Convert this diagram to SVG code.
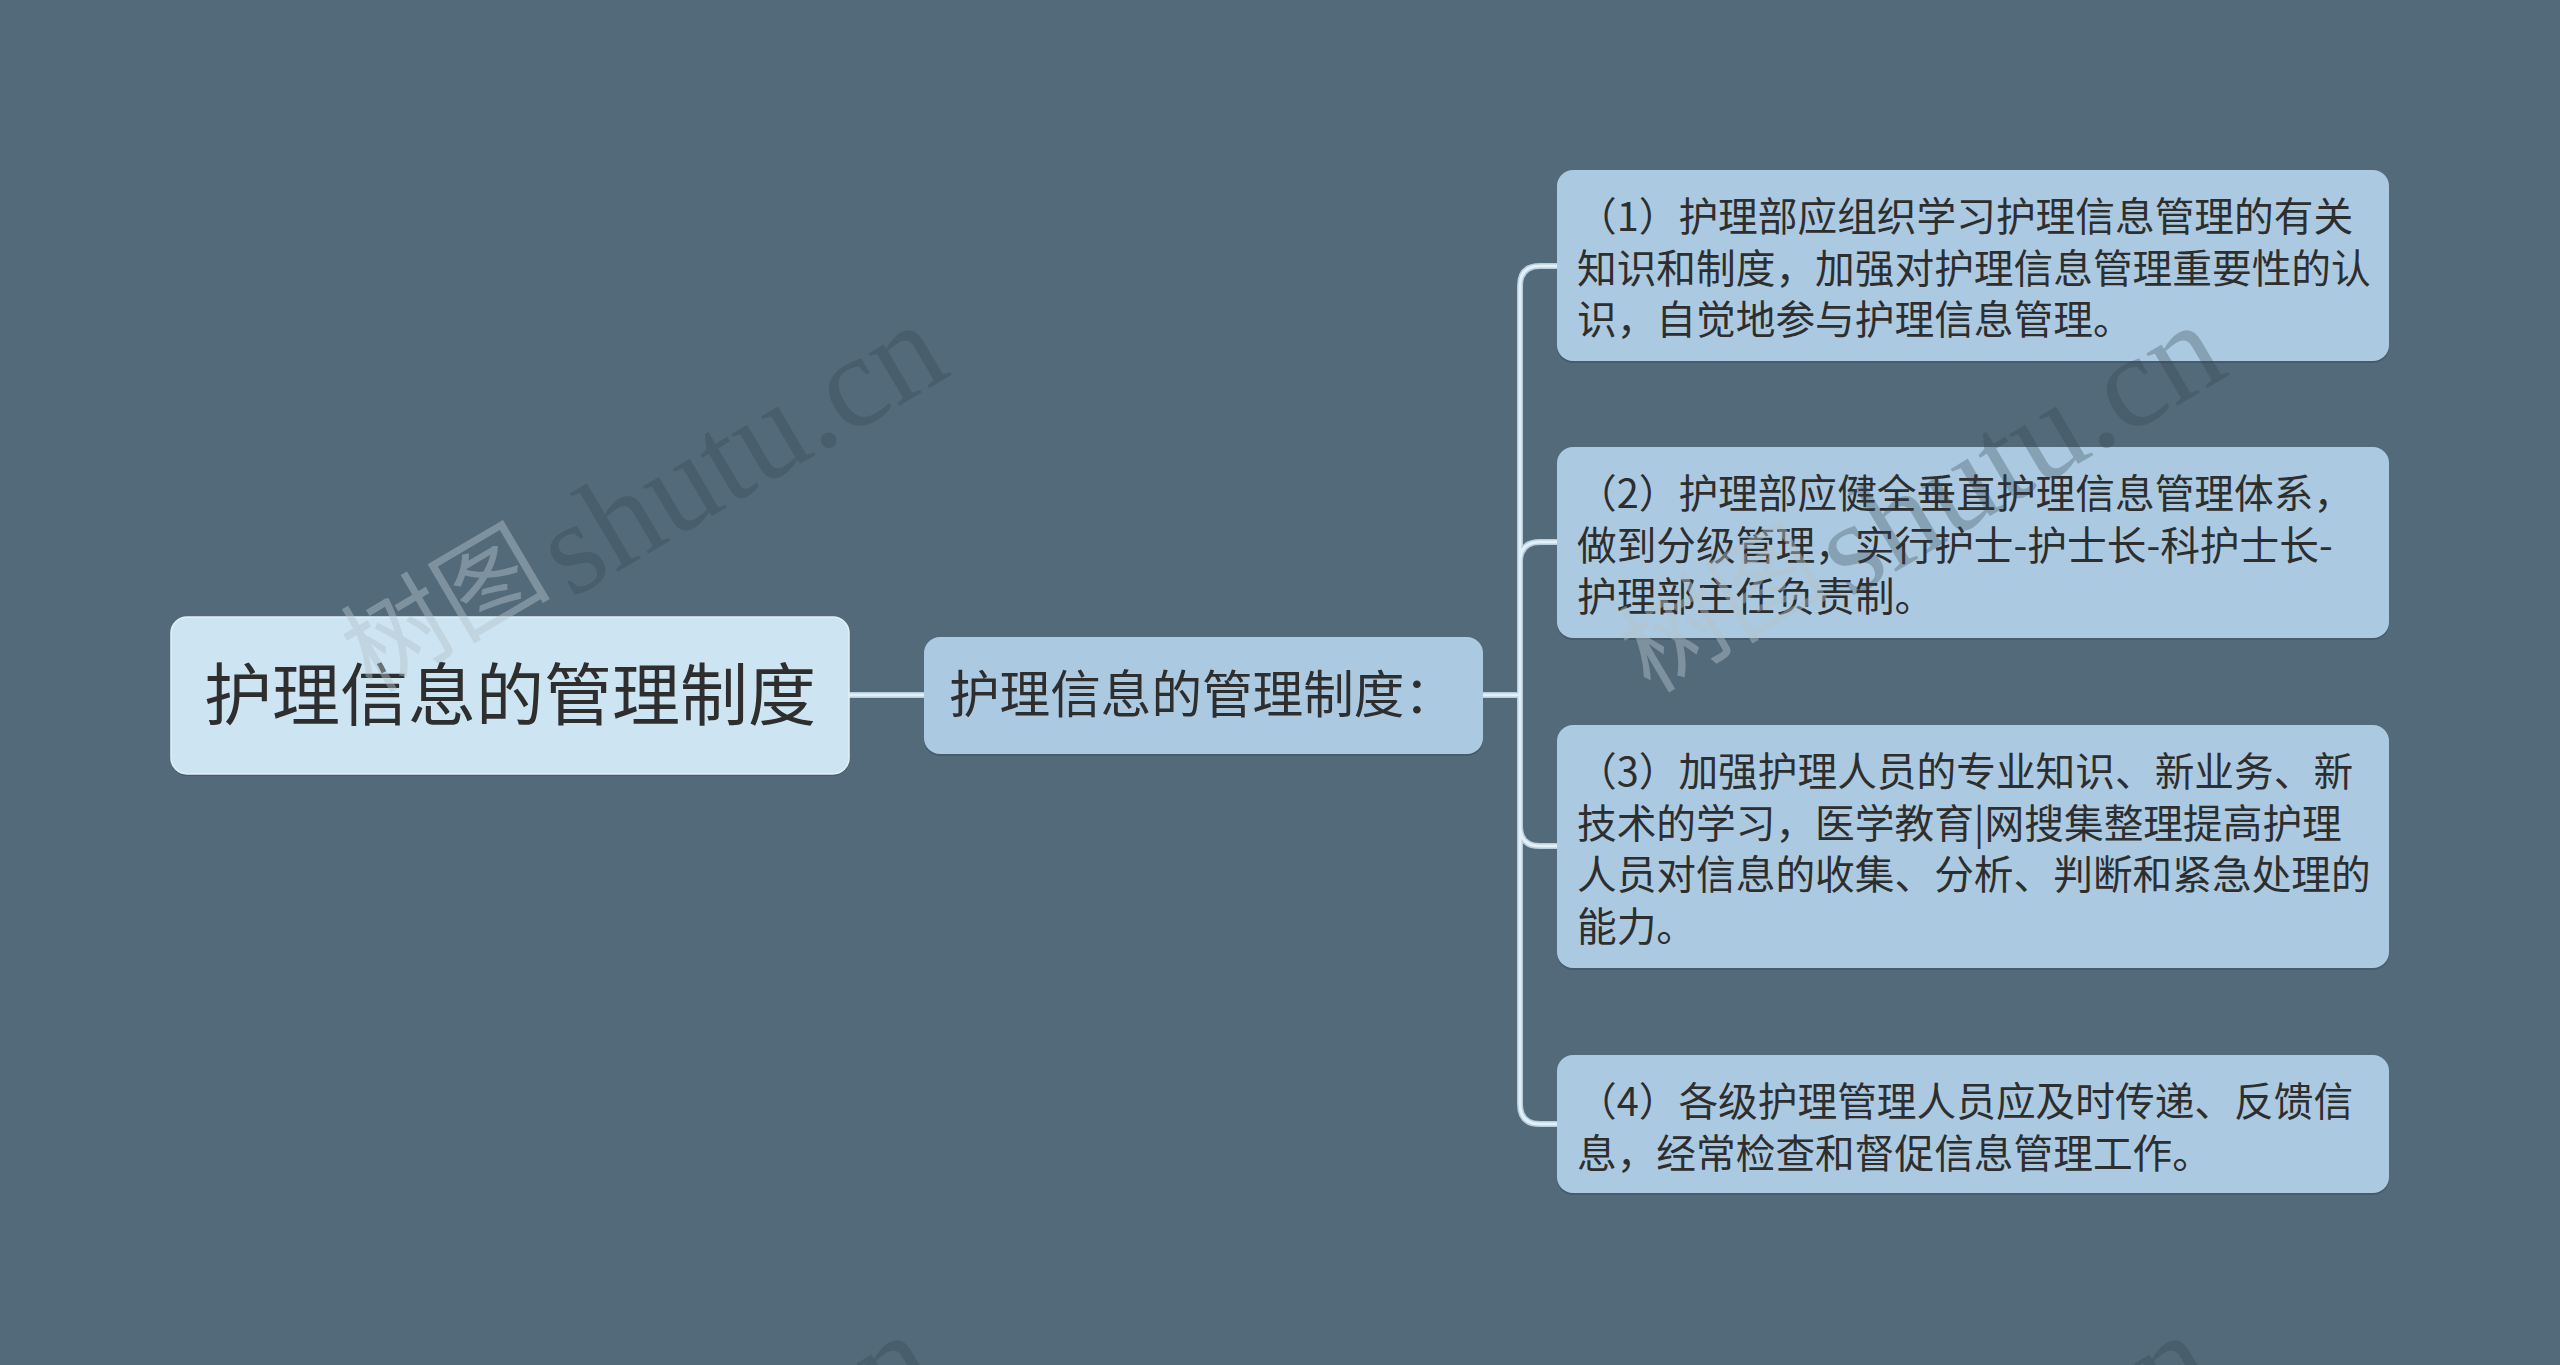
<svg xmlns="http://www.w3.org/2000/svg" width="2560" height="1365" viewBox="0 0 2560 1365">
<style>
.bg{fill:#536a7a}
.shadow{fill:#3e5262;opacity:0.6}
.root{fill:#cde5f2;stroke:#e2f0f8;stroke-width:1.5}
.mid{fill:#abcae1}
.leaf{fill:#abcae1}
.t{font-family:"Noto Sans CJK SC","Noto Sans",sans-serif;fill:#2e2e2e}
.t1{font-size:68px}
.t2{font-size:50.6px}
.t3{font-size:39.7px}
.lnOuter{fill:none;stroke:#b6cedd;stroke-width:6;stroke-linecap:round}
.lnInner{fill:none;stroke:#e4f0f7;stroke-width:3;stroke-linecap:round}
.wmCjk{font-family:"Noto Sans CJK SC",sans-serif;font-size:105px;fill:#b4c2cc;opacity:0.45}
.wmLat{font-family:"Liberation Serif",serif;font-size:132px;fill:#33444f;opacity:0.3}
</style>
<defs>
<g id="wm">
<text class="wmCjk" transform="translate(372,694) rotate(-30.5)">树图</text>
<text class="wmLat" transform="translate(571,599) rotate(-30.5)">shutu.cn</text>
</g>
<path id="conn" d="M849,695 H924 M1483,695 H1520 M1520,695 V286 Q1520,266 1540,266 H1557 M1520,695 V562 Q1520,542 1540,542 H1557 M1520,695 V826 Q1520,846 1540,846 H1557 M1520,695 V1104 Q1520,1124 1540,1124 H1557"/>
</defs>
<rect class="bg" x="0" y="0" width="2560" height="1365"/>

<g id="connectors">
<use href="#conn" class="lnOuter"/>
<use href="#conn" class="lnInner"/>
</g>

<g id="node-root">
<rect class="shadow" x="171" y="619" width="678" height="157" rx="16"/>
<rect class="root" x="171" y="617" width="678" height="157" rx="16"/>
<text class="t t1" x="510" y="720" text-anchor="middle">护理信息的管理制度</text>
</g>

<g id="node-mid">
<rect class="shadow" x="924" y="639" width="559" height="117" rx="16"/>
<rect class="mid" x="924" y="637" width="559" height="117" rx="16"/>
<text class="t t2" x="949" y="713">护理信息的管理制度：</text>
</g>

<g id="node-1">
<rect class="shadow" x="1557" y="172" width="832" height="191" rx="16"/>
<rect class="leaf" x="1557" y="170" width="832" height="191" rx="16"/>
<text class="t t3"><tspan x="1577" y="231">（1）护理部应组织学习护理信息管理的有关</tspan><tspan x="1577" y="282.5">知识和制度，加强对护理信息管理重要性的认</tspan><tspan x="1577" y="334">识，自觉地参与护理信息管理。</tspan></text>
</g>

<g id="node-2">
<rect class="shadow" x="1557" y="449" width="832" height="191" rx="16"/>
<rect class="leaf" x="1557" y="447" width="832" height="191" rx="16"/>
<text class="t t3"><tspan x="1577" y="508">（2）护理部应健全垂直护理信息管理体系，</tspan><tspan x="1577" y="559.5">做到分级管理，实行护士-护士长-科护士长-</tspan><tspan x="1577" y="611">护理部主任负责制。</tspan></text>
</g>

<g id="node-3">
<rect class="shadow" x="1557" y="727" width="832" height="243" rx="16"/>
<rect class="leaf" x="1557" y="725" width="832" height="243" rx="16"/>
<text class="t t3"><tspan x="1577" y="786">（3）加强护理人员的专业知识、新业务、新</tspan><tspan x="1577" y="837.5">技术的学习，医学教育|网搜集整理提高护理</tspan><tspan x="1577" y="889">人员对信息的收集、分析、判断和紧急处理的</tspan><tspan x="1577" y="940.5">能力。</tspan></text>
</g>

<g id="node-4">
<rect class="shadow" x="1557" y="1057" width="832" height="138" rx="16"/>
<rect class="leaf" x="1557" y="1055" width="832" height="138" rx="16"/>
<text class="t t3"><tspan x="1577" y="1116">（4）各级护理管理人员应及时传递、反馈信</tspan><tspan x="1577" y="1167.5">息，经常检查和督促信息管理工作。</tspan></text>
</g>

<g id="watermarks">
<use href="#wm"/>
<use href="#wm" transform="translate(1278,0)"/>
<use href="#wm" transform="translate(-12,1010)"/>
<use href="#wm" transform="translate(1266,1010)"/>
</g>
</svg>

Task ▸ All of the material above needs to be restated exactly, with no pictures.

Answer to this task ▸
Convert this diagram to SVG code.
<svg xmlns="http://www.w3.org/2000/svg" width="2560" height="1365" viewBox="0 0 2560 1365">
<style>
.bg{fill:#536a7a}
.shadow{fill:#3e5262;opacity:0.6}
.root{fill:#cde5f2;stroke:#e2f0f8;stroke-width:1.5}
.mid{fill:#abcae1}
.leaf{fill:#abcae1}
.t{font-family:"Noto Sans CJK SC","Noto Sans",sans-serif;fill:#2e2e2e}
.t1{font-size:68px}
.t2{font-size:50.6px}
.t3{font-size:39.7px}
.lnOuter{fill:none;stroke:#b6cedd;stroke-width:6;stroke-linecap:round}
.lnInner{fill:none;stroke:#e4f0f7;stroke-width:3;stroke-linecap:round}
.wmCjk{font-family:"Noto Sans CJK SC",sans-serif;font-size:105px;fill:#b4c2cc;opacity:0.45}
.wmLat{font-family:"Liberation Serif",serif;font-size:132px;fill:#33444f;opacity:0.3}
</style>
<defs>
<g id="wm">
<text class="wmCjk" transform="translate(372,694) rotate(-30.5)">树图</text>
<text class="wmLat" transform="translate(571,599) rotate(-30.5)">shutu.cn</text>
</g>
<path id="conn" d="M849,695 H924 M1483,695 H1520 M1520,695 V286 Q1520,266 1540,266 H1557 M1520,695 V562 Q1520,542 1540,542 H1557 M1520,695 V826 Q1520,846 1540,846 H1557 M1520,695 V1104 Q1520,1124 1540,1124 H1557"/>
</defs>
<rect class="bg" x="0" y="0" width="2560" height="1365"/>

<g id="connectors">
<use href="#conn" class="lnOuter"/>
<use href="#conn" class="lnInner"/>
</g>

<g id="node-root">
<rect class="shadow" x="171" y="619" width="678" height="157" rx="16"/>
<rect class="root" x="171" y="617" width="678" height="157" rx="16"/>
<text class="t t1" x="510" y="720" text-anchor="middle">护理信息的管理制度</text>
</g>

<g id="node-mid">
<rect class="shadow" x="924" y="639" width="559" height="117" rx="16"/>
<rect class="mid" x="924" y="637" width="559" height="117" rx="16"/>
<text class="t t2" x="949" y="713">护理信息的管理制度：</text>
</g>

<g id="node-1">
<rect class="shadow" x="1557" y="172" width="832" height="191" rx="16"/>
<rect class="leaf" x="1557" y="170" width="832" height="191" rx="16"/>
<text class="t t3"><tspan x="1577" y="231">（1）护理部应组织学习护理信息管理的有关</tspan><tspan x="1577" y="282.5">知识和制度，加强对护理信息管理重要性的认</tspan><tspan x="1577" y="334">识，自觉地参与护理信息管理。</tspan></text>
</g>

<g id="node-2">
<rect class="shadow" x="1557" y="449" width="832" height="191" rx="16"/>
<rect class="leaf" x="1557" y="447" width="832" height="191" rx="16"/>
<text class="t t3"><tspan x="1577" y="508">（2）护理部应健全垂直护理信息管理体系，</tspan><tspan x="1577" y="559.5">做到分级管理，实行护士-护士长-科护士长-</tspan><tspan x="1577" y="611">护理部主任负责制。</tspan></text>
</g>

<g id="node-3">
<rect class="shadow" x="1557" y="727" width="832" height="243" rx="16"/>
<rect class="leaf" x="1557" y="725" width="832" height="243" rx="16"/>
<text class="t t3"><tspan x="1577" y="786">（3）加强护理人员的专业知识、新业务、新</tspan><tspan x="1577" y="837.5">技术的学习，医学教育|网搜集整理提高护理</tspan><tspan x="1577" y="889">人员对信息的收集、分析、判断和紧急处理的</tspan><tspan x="1577" y="940.5">能力。</tspan></text>
</g>

<g id="node-4">
<rect class="shadow" x="1557" y="1057" width="832" height="138" rx="16"/>
<rect class="leaf" x="1557" y="1055" width="832" height="138" rx="16"/>
<text class="t t3"><tspan x="1577" y="1116">（4）各级护理管理人员应及时传递、反馈信</tspan><tspan x="1577" y="1167.5">息，经常检查和督促信息管理工作。</tspan></text>
</g>

<g id="watermarks">
<use href="#wm"/>
<use href="#wm" transform="translate(1278,0)"/>
<use href="#wm" transform="translate(-12,1010)"/>
<use href="#wm" transform="translate(1266,1010)"/>
</g>
</svg>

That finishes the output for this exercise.